The history of the Internet has long been linked to university education. This is because the adoption of the Internet in university system has intensified access to information and communication by providing un-reserved access to e-mail messages, web boards, online services and e-publications. In practice, much of the recent focus of technological development in Nigerian Universities has been concerned with promoting the use of the Internet as a teaching and learning tool. Internet is appealing to Universities for a number of reasons: it reduces the time lag between the production and utilization of knowledge; it promotes international cooperation and exchange of opinions; it furthers the sharing of information; and promotes multidisciplinary research.
Internet allows wide range of materials to be accessed by people across the globe irrespective of their location. Internet is an information resource medium that allow access to a wide range of materials from around the world to a local machine (Otunla, 2013). It is also a publishing medium which allows access to a large pool of information which was not possible in the past, thereby reducing the information gap between the students in developed and developing countries. It is user friendly, fast and enable access to information from anywhere around the world with no time limitation. Apart from using internet to obtain academic information, it also allows students to socialize with friends and family. Today, Internet has become a tool that many students cannot do without because they can read and listen to news, watch video, chat with family and friends, send and receiving mails and do many other things.
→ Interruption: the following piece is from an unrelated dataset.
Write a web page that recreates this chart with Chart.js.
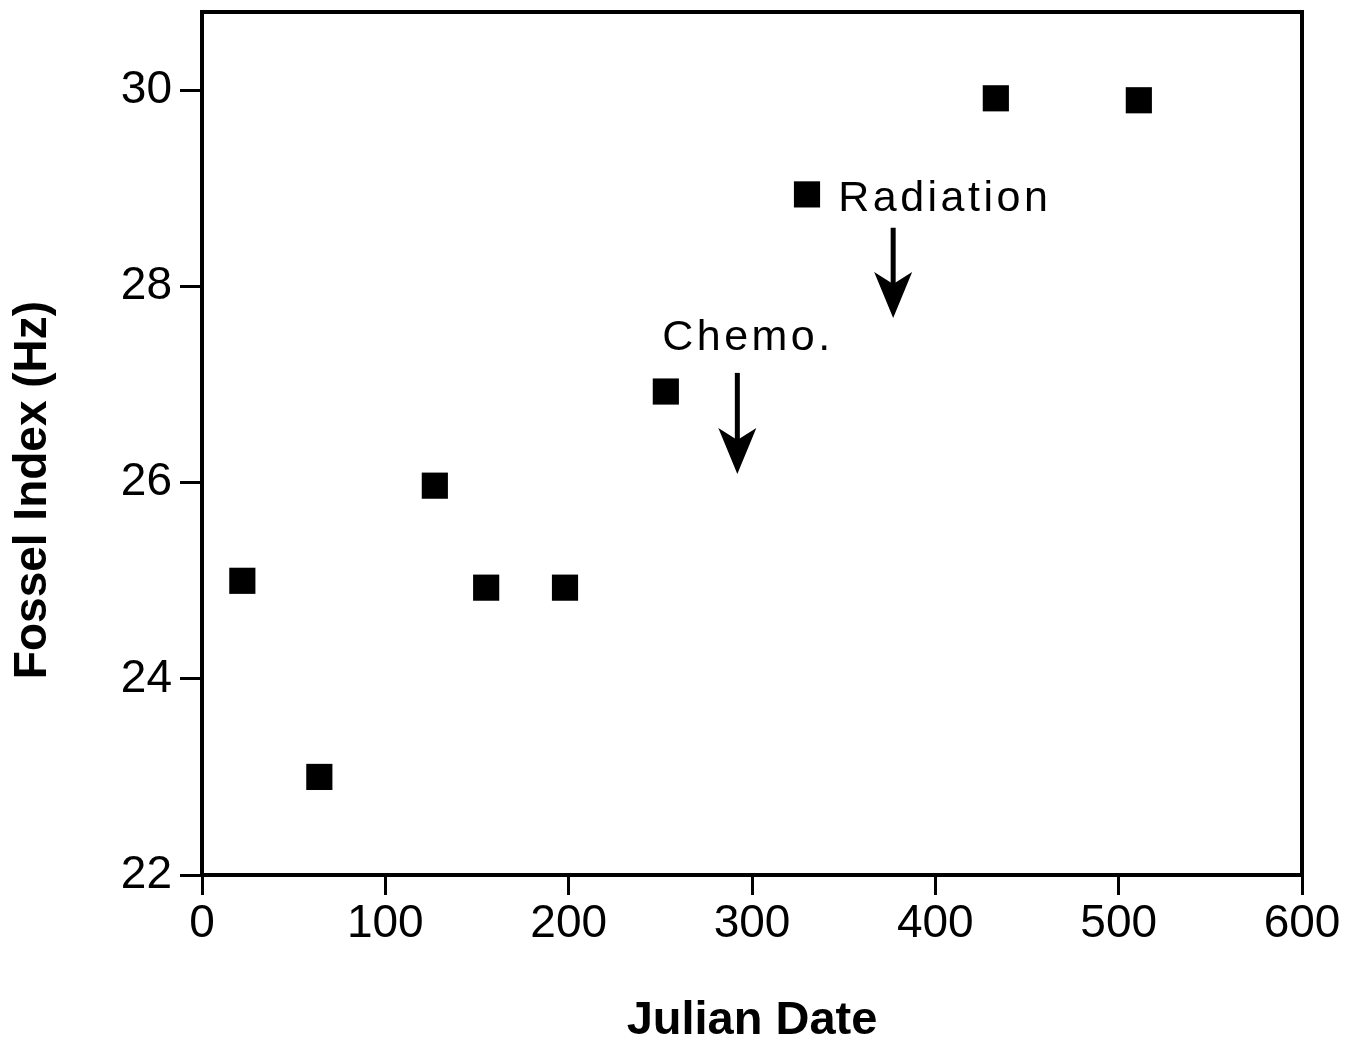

Although, the Internet is used mostly in obtaining information and there are other benefits that are derivable from its use such as social networking, interaction, collaboration, file sharing and transfer, etc., its major functional advantage stems from the willingness its users to share information with one another so that everyone might benefit. Daramola (2004) maintains that an observable trend in the Internet is that more and more resources are moving to it and in some cases being made available only in the Internet. This trend makes it impossible for students of tertiary institutions to succeed in their academic pursuit without ever needing the internet to a large extent.
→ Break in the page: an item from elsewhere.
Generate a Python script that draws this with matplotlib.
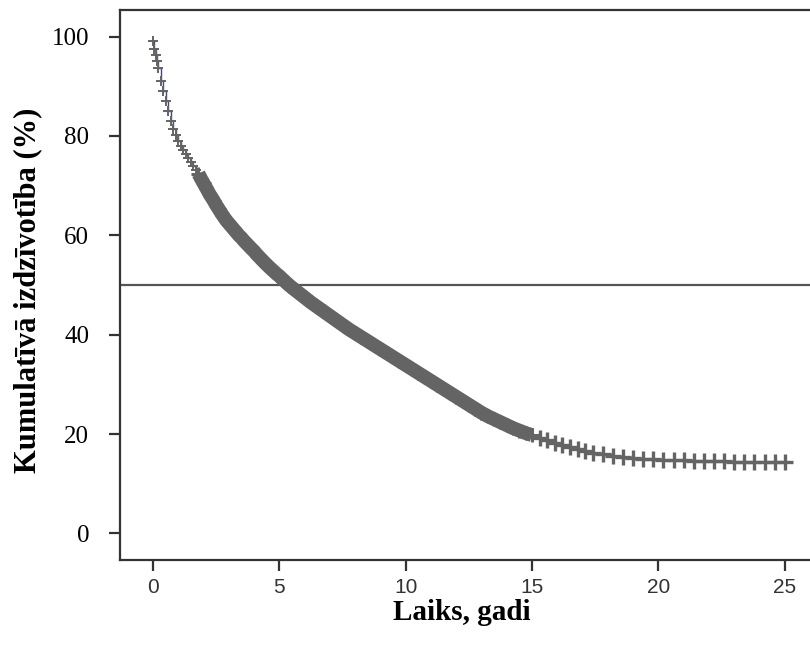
import matplotlib
matplotlib.use("Agg")
import matplotlib.pyplot as plt

# survival curve (time in years, cumulative survival %)
laiks = [0.0, 0.05, 0.1, 0.15, 0.2, 0.3, 0.4, 0.5, 0.6, 0.7, 0.8, 0.9, 1.0,
         1.1, 1.2, 1.3, 1.4, 1.5, 1.6, 1.7, 1.8, 1.9, 2.0, 2.1, 2.25, 2.4,
         2.5, 2.6, 2.75, 2.9, 3.0, 3.1, 3.25, 3.4, 3.5, 3.6, 3.75, 3.9, 4.0,
         4.1, 4.25, 4.4, 4.5, 4.6, 4.75, 4.9, 5.0, 5.1, 5.25, 5.4, 5.5, 5.6,
         5.75, 5.9, 6.0, 6.25, 6.5, 6.75, 7.0, 7.25, 7.5, 7.75, 8.0, 8.25,
         8.5, 8.75, 9.0, 9.25, 9.5, 9.75, 10.0, 10.25, 10.5, 10.75, 11.0,
         11.25, 11.5, 11.75, 12.0, 12.25, 12.5, 12.75, 13.0, 13.25, 13.5,
         13.75, 14.0, 14.25, 14.5, 14.75, 15.0, 15.3, 15.6, 15.9, 16.2, 16.5,
         16.8, 17.1, 17.4, 17.8, 18.2, 18.6, 19.0, 19.4, 19.8, 20.2, 20.6,
         21.0, 21.4, 21.8, 22.2, 22.6, 23.0, 23.4, 23.8, 24.2, 24.6, 25.0]
izdz = [99.2, 97.5, 96.3, 95.0, 93.6, 91.1, 89.0, 87.0, 85.0, 83.1, 81.4,
        80.1, 79.0, 78.0, 77.1, 76.3, 75.5, 74.7, 73.9, 73.1, 72.4, 71.4,
        70.5, 69.6, 68.2, 67.0, 66.1, 65.3, 64.1, 63.0, 62.4, 61.8, 60.9,
        60.0, 59.5, 58.9, 58.1, 57.3, 56.8, 56.2, 55.4, 54.6, 54.1, 53.6,
        52.9, 52.2, 51.8, 51.3, 50.6, 49.9, 49.5, 49.1, 48.5, 47.9, 47.5,
        46.5, 45.6, 44.7, 43.8, 42.9, 42.0, 41.1, 40.3, 39.5, 38.7, 37.9,
        37.1, 36.3, 35.5, 34.7, 33.9, 33.1, 32.3, 31.5, 30.7, 29.9, 29.1,
        28.3, 27.5, 26.7, 25.9, 25.1, 24.3, 23.6, 23.0, 22.4, 21.8, 21.2,
        20.7, 20.2, 19.8, 19.3, 18.8, 18.3, 17.8, 17.4, 17.0, 16.6, 16.2,
        15.9, 15.6, 15.4, 15.2, 15.0, 14.9, 14.8, 14.7, 14.7, 14.6, 14.6,
        14.5, 14.5, 14.4, 14.4, 14.4, 14.4, 14.4, 14.4]

x_ticks = [0, 5, 10, 15, 20, 25]
y_ticks = [0, 20, 40, 60, 80, 100]

# split the curve: thin early part, dense middle, sparse tail
agr = [(t, s) for t, s in zip(laiks, izdz) if t < 1.8]
vid = [(t, s) for t, s in zip(laiks, izdz) if 1.8 <= t <= 15.0]
beig = [(t, s) for t, s in zip(laiks, izdz) if t > 15.0]

fig = plt.figure(figsize=(8.1, 6.5), dpi=100)
ax = fig.add_axes([0.148, 0.138, 0.852, 0.847])

pel = "#646464"
ax.step(laiks, izdz, where="post", color="#3f4a86", lw=1.0, zorder=2)
ax.plot([p[0] for p in vid], [p[1] for p in vid], color=pel, lw=10,
        solid_capstyle="butt", zorder=3)
ax.plot([p[0] for p in agr], [p[1] for p in agr], ls="none", marker="+",
        ms=7, mew=1.4, color=pel, zorder=3)
ax.plot([p[0] for p in vid], [p[1] for p in vid], ls="none", marker="+",
        ms=10, mew=2.2, color=pel, zorder=3)
ax.plot([p[0] for p in beig], [p[1] for p in beig], ls="none", marker="+",
        ms=11, mew=2.4, color=pel, zorder=3)
ax.axhline(50, color="#555555", lw=1.6, zorder=1)

ax.set_xlim(-1.31, 26.0)
ax.set_ylim(-5.4, 105.4)
ax.set_xticks(x_ticks)
ax.set_yticks(y_ticks)

for s in ["left", "bottom", "top"]:
    ax.spines[s].set_linewidth(1.6)
    ax.spines[s].set_color("#333333")
ax.spines["right"].set_visible(False)
ax.tick_params(axis="both", direction="out", length=8, width=1.6,
               color="#333333")
ax.tick_params(axis="y", pad=14)
ax.tick_params(axis="x", pad=5)

for lab in ax.get_yticklabels():
    lab.set_fontfamily("Liberation Serif")
    lab.set_fontsize(18)
for lab in ax.get_xticklabels():
    lab.set_fontfamily(["Liberation Sans Narrow", "Liberation Sans"])
    lab.set_fontsize(15)
    lab.set_color("#333333")

ax.set_xlabel("Laiks, gadi", fontfamily="Liberation Serif",
              fontweight="bold", fontsize=21)
ax.set_ylabel("Kumulatīvā izdzīvotība (%)", fontfamily="Liberation Serif",
              fontweight="bold", fontsize=22)
ax.xaxis.set_label_coords(0.496, -0.07)
ax.yaxis.set_label_coords(-0.112, 0.49)

plt.savefig("out.png", dpi=100)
The use of internet is now popular among undergraduate students. The internet offers many benefits which include access to information twenty-four hours a day, seven days a week, that is, all the time, which was not possible before; enables one to work from any location; availability and accessibility of diverse resources that one cannot find in a library; up-to-date information, fast and more convenient than the library; a good supplement to library resources, to mention a few. Studies have found out that Internet use is beneficial to final year undergraduate students (Hong, Ridzuan and Kuek, 2003; Omotayo, 2006; Awoleye, Siyanbola and Oladipo, 2006).
It can be said that the Internet is one of the new technologies that support and promote the technological revolution that has taken place in education. This is because, since the Internet‘s infancy, higher education institutions have pioneered many innovations (Cookson, 2000). According to Daniel (1996), Information technologies integral to the Internet have allowed higher education to:
The use of the internet for research and studies in universities is now a thing of necessity, and having access and a positive attitude toward the use of the Internet is a necessary condition for its effective use. The Internet is very useful in obtaining information for research as well as resources for the purpose of academics. So, the usefulness of the internet cannot be overemphasized.
An assessment of previous studies on the use of the internet by university undergraduates revealed that these studies placed too much emphasis on use of the internet for interaction with friends and peers and its effect on their academic performance rather than on the use of internet for academic purposes. Even so, there is a gap in knowledge as regards the use of internet by final year students as a subset of the whole university student population, as research outputs focusing on the use of internet by final year students of universities are scarce and almost non-existent. The present study seeks to fill this gap in knowledge.
The overall objective of this research is to study the Use of the Internet by Final Year University Undergraduate Students of Ambrose Alli University, Ekpoma. The specific objectives are:
This research work is restricted to the use of internet by final year undergraduate students of Ambrose Alli University, Ekpoma, Edo State.
So much has been written and said about the usefulness and importance of the internet to students of all levels in general and tertiary level in particular and these usefulness and importance cut across several areas like social networking, collaboration, interaction, file sharing, etc. to say the least, the internet is a major support to the resources any academic library has in its collection as students can always benefit from the former, where the latter lacks the specific resources that are needed and because the internet is more easily accessible in most cases. But it should also be noted that not all stakeholders know the extent to which the use of internet will benefit students generally and final year students in particular.
Therefore, this study is will be of immense benefit to education policy makers, undergraduates, lecturers as well as researchers involved in similar or related research efforts. For education policy makers, the study seeks to identify how and what final year undergraduates as a subset of university undergraduates use Internet, thereby serving as a basis for the inclusion of Internet as a course into schools’ curriculum. For the undergraduate students, the study will highlight the different areas in which Internet can be used both for academics and in their everyday lives thereby exposing them to resources they may not have come across with. For lectures, findings from this study will be an eye-opener, exposing what undergraduates students do on the internet and enabling the academics to help guide the students in ensuring that their use of the internet is useful both academically and socially through inclusion in course works. Finally, for researchers, this study hopes to present useful information to serve as literature for review thereby help them position their own studies in line with their perceived gap in knowledge.
1.7 Limitation of the Study
The only limitation faced by the present study is the fact that the study focused only on final year undergraduates in Ambrose Alli University and as such, during data collection, other level of undergraduate students as well as final year undergraduates other universities were excluded. Therefore, findings and conclusions from study may not show the exact situation of use of Internet by undergraduates in other universities in Nigeria.
1.8 Operational Definition of Terms
Undergraduate: A university student who has not yet obtained a first degree.
Internet: A global computer network providing a variety of information and communication facilities, consisting of interconnected networks using standardized communication protocols.
Research: The systematic investigation into and study of materials and sources in order to establish facts and reach new conclusions.
Academics: of or relating to a college, academy, school, or other educational institution, especially one for higher education
Accessibility: The quality or characteristic of something that makes it possible to approach, enter or use it.
Search engine: A program that searches for and identifies items in a database that correspond to keywords or characters specified by the user, used especially for finding particular sites on the World Wide Web.